Le chapître intitulé « De la contestation à l’impertinence » contient une vive critique du « Maître chanteur » Yves Montand pour sa présentation de l’émission télévisée « Face à la guerre ». Nombre d’autres sujets sont abordés de manière originale, nous ne pouvons ici que les énumérer : l’église, la pauvreté, l’autorité, la publicité, la morale, le travail, la course aux armements, la violence, le chômage, le pillage du tiers-monde, le racisme, le sexisme, etc.
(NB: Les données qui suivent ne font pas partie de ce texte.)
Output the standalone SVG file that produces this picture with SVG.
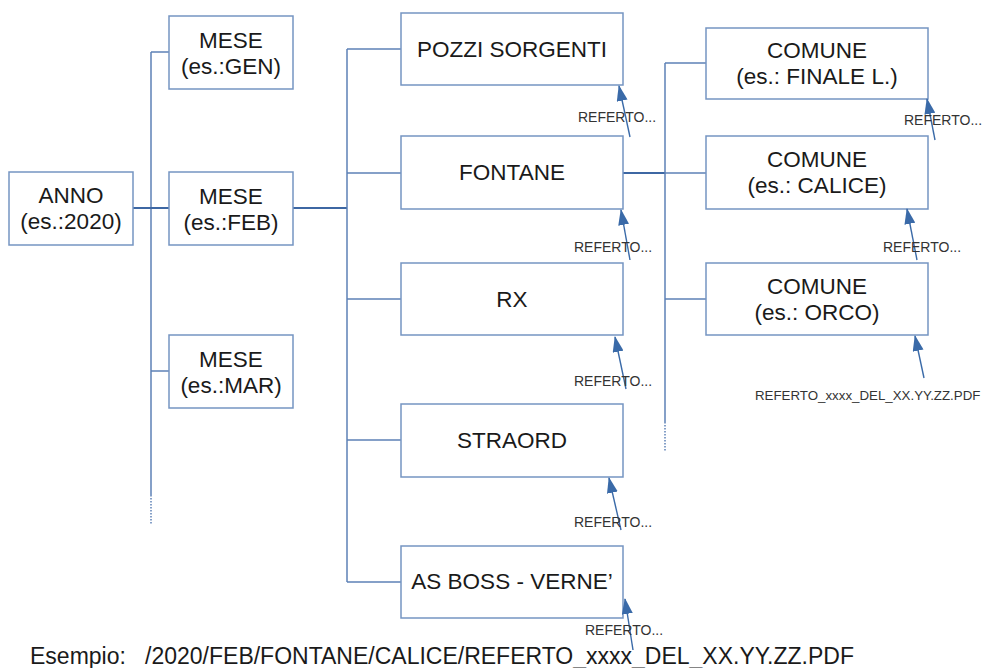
<svg xmlns="http://www.w3.org/2000/svg" width="993" height="668" viewBox="0 0 993 668">
<style>
.box{fill:#ffffff;stroke:#7595c2;stroke-width:1.5}
.t{font-family:"Liberation Sans",Arial,sans-serif;font-size:22.5px;fill:#1a1a1a;text-anchor:middle}
.lbl{font-family:"Liberation Sans",Arial,sans-serif;font-size:14px;fill:#333333}
.lbl2{font-family:"Liberation Sans",Arial,sans-serif;font-size:13.3px;fill:#333333}
.c{stroke:#5d81b6;stroke-width:1.5;fill:none}
.ct{stroke:#3d67a3;stroke-width:2.2;fill:none}
.dot{stroke:#5d81b6;stroke-width:1.5;stroke-dasharray:1.5 1.5;fill:none}
.ar{stroke:#3a6aa8;stroke-width:1.4;fill:none;marker-end:url(#ah)}
.ex{font-family:"Liberation Sans",Arial,sans-serif;font-size:23px;fill:#1a1a1a}
</style>
<defs>
<marker id="ah" markerUnits="userSpaceOnUse" markerWidth="16" markerHeight="11" refX="15" refY="5.5" orient="auto">
<path d="M0,0 L16,5.5 L0,11 Z" fill="#3a6aa8"/>
</marker>
</defs>
<rect width="993" height="668" fill="#ffffff"/>
<g id="connectors">
<line class="c" x1="151" y1="52" x2="151" y2="495"/>
<line class="dot" x1="151" y1="495" x2="151" y2="524"/>
<line class="c" x1="151" y1="52" x2="169" y2="52"/>
<line class="c" x1="151" y1="371" x2="169" y2="371"/>
<line class="ct" x1="133" y1="208" x2="169" y2="208"/>
<line class="ct" x1="293" y1="208" x2="347" y2="208"/>
<line class="c" x1="347" y1="49" x2="347" y2="582"/>
<line class="c" x1="347" y1="49" x2="401" y2="49"/>
<line class="c" x1="347" y1="173" x2="401" y2="173"/>
<line class="c" x1="347" y1="299" x2="401" y2="299"/>
<line class="c" x1="347" y1="440" x2="401" y2="440"/>
<line class="c" x1="347" y1="582" x2="401" y2="582"/>
<line class="ct" x1="623" y1="173" x2="665" y2="173"/>
<line class="c" x1="665" y1="63" x2="665" y2="422"/>
<line class="dot" x1="665" y1="422" x2="665" y2="452"/>
<line class="c" x1="665" y1="63" x2="706" y2="63"/>
<line class="c" x1="665" y1="173" x2="706" y2="173"/>
<line class="c" x1="665" y1="299" x2="706" y2="299"/>
</g>
<g id="anno"><rect class="box" x="9" y="172" width="124" height="73"/><text class="t" x="71" y="203">ANNO</text><text class="t" x="71" y="229">(es.:2020)</text></g>
<g id="mese-gen"><rect class="box" x="169" y="16" width="124" height="73"/><text class="t" x="231" y="48">MESE</text><text class="t" x="231" y="74">(es.:GEN)</text></g>
<g id="mese-feb"><rect class="box" x="169" y="172" width="124" height="73"/><text class="t" x="231" y="204">MESE</text><text class="t" x="231" y="230">(es.:FEB)</text></g>
<g id="mese-mar"><rect class="box" x="169" y="335" width="124" height="73"/><text class="t" x="231" y="367">MESE</text><text class="t" x="231" y="393">(es.:MAR)</text></g>
<g id="pozzi"><rect class="box" x="401" y="13" width="222" height="72"/><text class="t" x="512" y="57">POZZI SORGENTI</text></g>
<g id="fontane"><rect class="box" x="401" y="136" width="222" height="73"/><text class="t" x="512" y="180">FONTANE</text></g>
<g id="rx"><rect class="box" x="401" y="263" width="222" height="72"/><text class="t" x="512" y="307">RX</text></g>
<g id="straord"><rect class="box" x="401" y="404" width="222" height="73"/><text class="t" x="512" y="448">STRAORD</text></g>
<g id="asboss"><rect class="box" x="401" y="546" width="222" height="72"/><text class="t" x="512" y="589">AS BOSS - VERNE’</text></g>
<g id="comune-finale"><rect class="box" x="706" y="28" width="222" height="71"/><text class="t" x="817" y="58">COMUNE</text><text class="t" x="817" y="84">(es.: FINALE L.)</text></g>
<g id="comune-calice"><rect class="box" x="706" y="136" width="222" height="73"/><text class="t" x="817" y="167">COMUNE</text><text class="t" x="817" y="193">(es.: CALICE)</text></g>
<g id="comune-orco"><rect class="box" x="706" y="263" width="222" height="72"/><text class="t" x="817" y="294">COMUNE</text><text class="t" x="817" y="320">(es.: ORCO)</text></g>
<g id="referti">
<path class="ar" d="M630,137 L619,86"/>
<text class="lbl" x="578" y="122">REFERTO...</text>
<path class="ar" d="M630,260 L621,210"/>
<text class="lbl" x="574" y="252">REFERTO...</text>
<path class="ar" d="M626,389 L615,337"/>
<text class="lbl" x="574" y="386">REFERTO...</text>
<path class="ar" d="M621,530 L609,478"/>
<text class="lbl" x="574" y="527">REFERTO...</text>
<path class="ar" d="M633,650 L625,599"/>
<text class="lbl" x="585" y="635">REFERTO...</text>
<path class="ar" d="M935,140 L927,99"/>
<text class="lbl" x="904" y="125">REFERTO...</text>
<path class="ar" d="M917,260 L907,209"/>
<text class="lbl" x="883" y="252">REFERTO...</text>
<path class="ar" d="M924,378 L915,336"/>
<text class="lbl2" x="755" y="400">REFERTO_xxxx_DEL_XX.YY.ZZ.PDF</text>
</g>
<text class="ex" x="30" y="664" xml:space="preserve">Esempio:   /2020/FEB/FONTANE/CALICE/REFERTO_xxxx_DEL_XX.YY.ZZ.PDF</text>
</svg>
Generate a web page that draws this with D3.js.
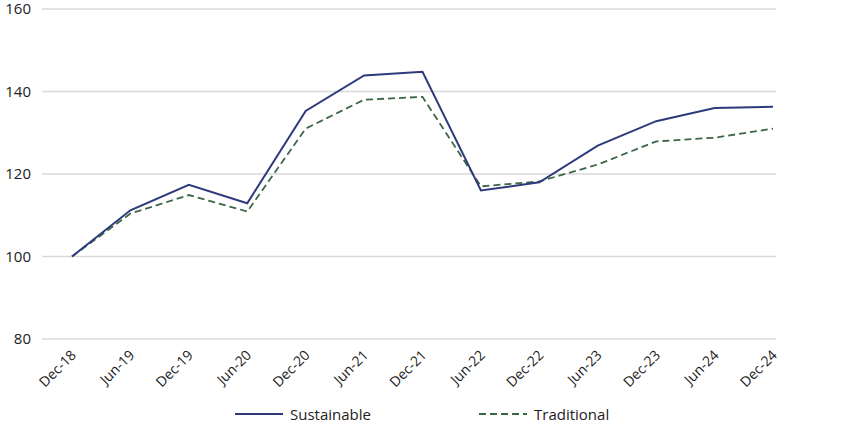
<!DOCTYPE html>
<html><head><meta charset="utf-8">
<script src="https://cdn.jsdelivr.net/npm/d3@7"></script>
<style>body{margin:0;background:#fff}text{font-family:"Open Sans",Lato,sans-serif}</style>
</head><body>
<svg id="c" width="850" height="435"></svg>
<script>
const periods = ["Dec-18","Jun-19","Dec-19","Jun-20","Dec-20","Jun-21","Dec-21","Jun-22","Dec-22","Jun-23","Dec-23","Jun-24","Dec-24"];
const sustainable = [100, 111.2, 117.4, 112.9, 135.3, 143.9, 144.8, 116, 118, 126.9, 132.8, 136, 136.3];
const traditional = [100, 110.4, 114.9, 110.9, 131, 138, 138.7, 117, 118.2, 122.3, 127.9, 128.8, 131];
const yTicks = [80, 100, 120, 140, 160];

const svg = d3.select("#c");
const x = d3.scalePoint().domain(periods).range([72, 773]);
const y = d3.scaleLinear().domain([80, 160]).range([339, 9]);

svg.append("g").selectAll("line").data(yTicks).join("line")
  .attr("x1", 42).attr("x2", 776)
  .attr("y1", d => y(d)).attr("y2", d => y(d))
  .attr("stroke", "#d9d9d9").attr("stroke-width", 1.5);

svg.append("g").selectAll("text").data(yTicks).join("text")
  .attr("x", 31).attr("y", d => y(d) + 5).attr("text-anchor", "end")
  .attr("font-size", 15).attr("fill", "#222").text(d => d);

svg.append("g").selectAll("text").data(periods).join("text")
  .attr("transform", d => `translate(${x(d) + 5},${356}) rotate(-45)`)
  .attr("text-anchor", "end").attr("font-size", 14).attr("fill", "#222").text(d => d);

const line = d3.line().x((d, i) => x(periods[i])).y(d => y(d));
svg.append("path").datum(traditional).attr("d", line).attr("fill", "none")
  .attr("stroke", "#3d6647").attr("stroke-width", 1.8).attr("stroke-dasharray", "7,4");
svg.append("path").datum(sustainable).attr("d", line).attr("fill", "none")
  .attr("stroke", "#2e3a7c").attr("stroke-width", 2);

const lg = svg.append("g");
lg.append("line").attr("x1", 235).attr("x2", 283).attr("y1", 414).attr("y2", 414)
  .attr("stroke", "#2e3a7c").attr("stroke-width", 2);
lg.append("text").attr("x", 290).attr("y", 420).attr("font-size", 15).attr("fill", "#222").text("Sustainable");
lg.append("line").attr("x1", 479).attr("x2", 527).attr("y1", 414).attr("y2", 414)
  .attr("stroke", "#3d6647").attr("stroke-width", 1.8).attr("stroke-dasharray", "7,4");
lg.append("text").attr("x", 534).attr("y", 420).attr("font-size", 15).attr("fill", "#222").text("Traditional");
</script>
</body></html>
On ajoutera seulement que l’auteur ne pouvait pas avoir connaissance de la conférence de presse du président de la République, le 21 novembre 1985, lorsqu’il affirme que la notion de revenu social garanti échappe aux partis et syndicats, puisque une proposition de ce type est en discussion à présent au parti socialiste.
Jacques Duboin est abondamment cité ainsi que ses disciples les plus connus : Marie-Louise Duboin, Marcel Dieudonné, Albert Ducrocq, Maurice Laudrain, Henri Muller, par exemple. L’économie distributive est le fondement autour duquel s’ordonnent des propositions reprises de l’Union Pacifiste, du M.A.N. (Mouvement pour une alternative non violente), de l’A.C.Q. (Action catholique ouvrière), du M.A.D. (Mouvement pour l’autogestion distributive), du M.R.A.P. (Mouvement contre le racisme et pour l’amitié entre les peuples), et des mouvements écologiques :
- une défense populaire non violente permettrait
à la future société socialiste de se défendre
contre les attaques éventuelles de la réaction,
- la renonciation unilatérale à l’arme nucléaire,
- une église sans pape et dont le clergé, en voie de disparition,
serait remplacé par l’apostolat des laïcs, aurait adopté
la théologie de la libération,
- l’exclusion de tout centralisme paralysant et la participation de
tous à la gestion des entreprises et de l’économie nationale,
- le renoncement à toutes les formes de colonialisme et d’impérialisme
avec une aide accrue aux Pays en voie de développement,
- la lutte contre les différentes pollutions.
Le lecteur retrouvera ces éléments dans l’essai de programme établi par Louis Tissot, pour un « parti unificateur des aspirations populaires ». L’habitué de « La Grande Relève » ne sera pas surpris d’apprendre que le premier acte d’un gouvernement socialiste distributif serait de reprendre aux banques le pouvoir régalien de battre monnaie. Il notera que l’auteur attribue à une mobilisation insuffisante des masses autour du projet du P.S. l’échec de François Mitterrand, de Pierre Mauroy et de Laurent Fabius. Il lira en dernière de couverture une invitation aux membres des groupes précités « à se rencontrer, au plus tôt, afin de pressentir et baliser les pistes d’un avenir vivable pour l’humanité ».
Bien que pas forcément convaincu par la totalité des thèses avancées nous souhaitons que cet appel atteigne un nombre important de destinataires afin de constituer ce rassemblement auquel rêvent tous les hommes de bonne volonté adeptes des idées de Jacques Duboin.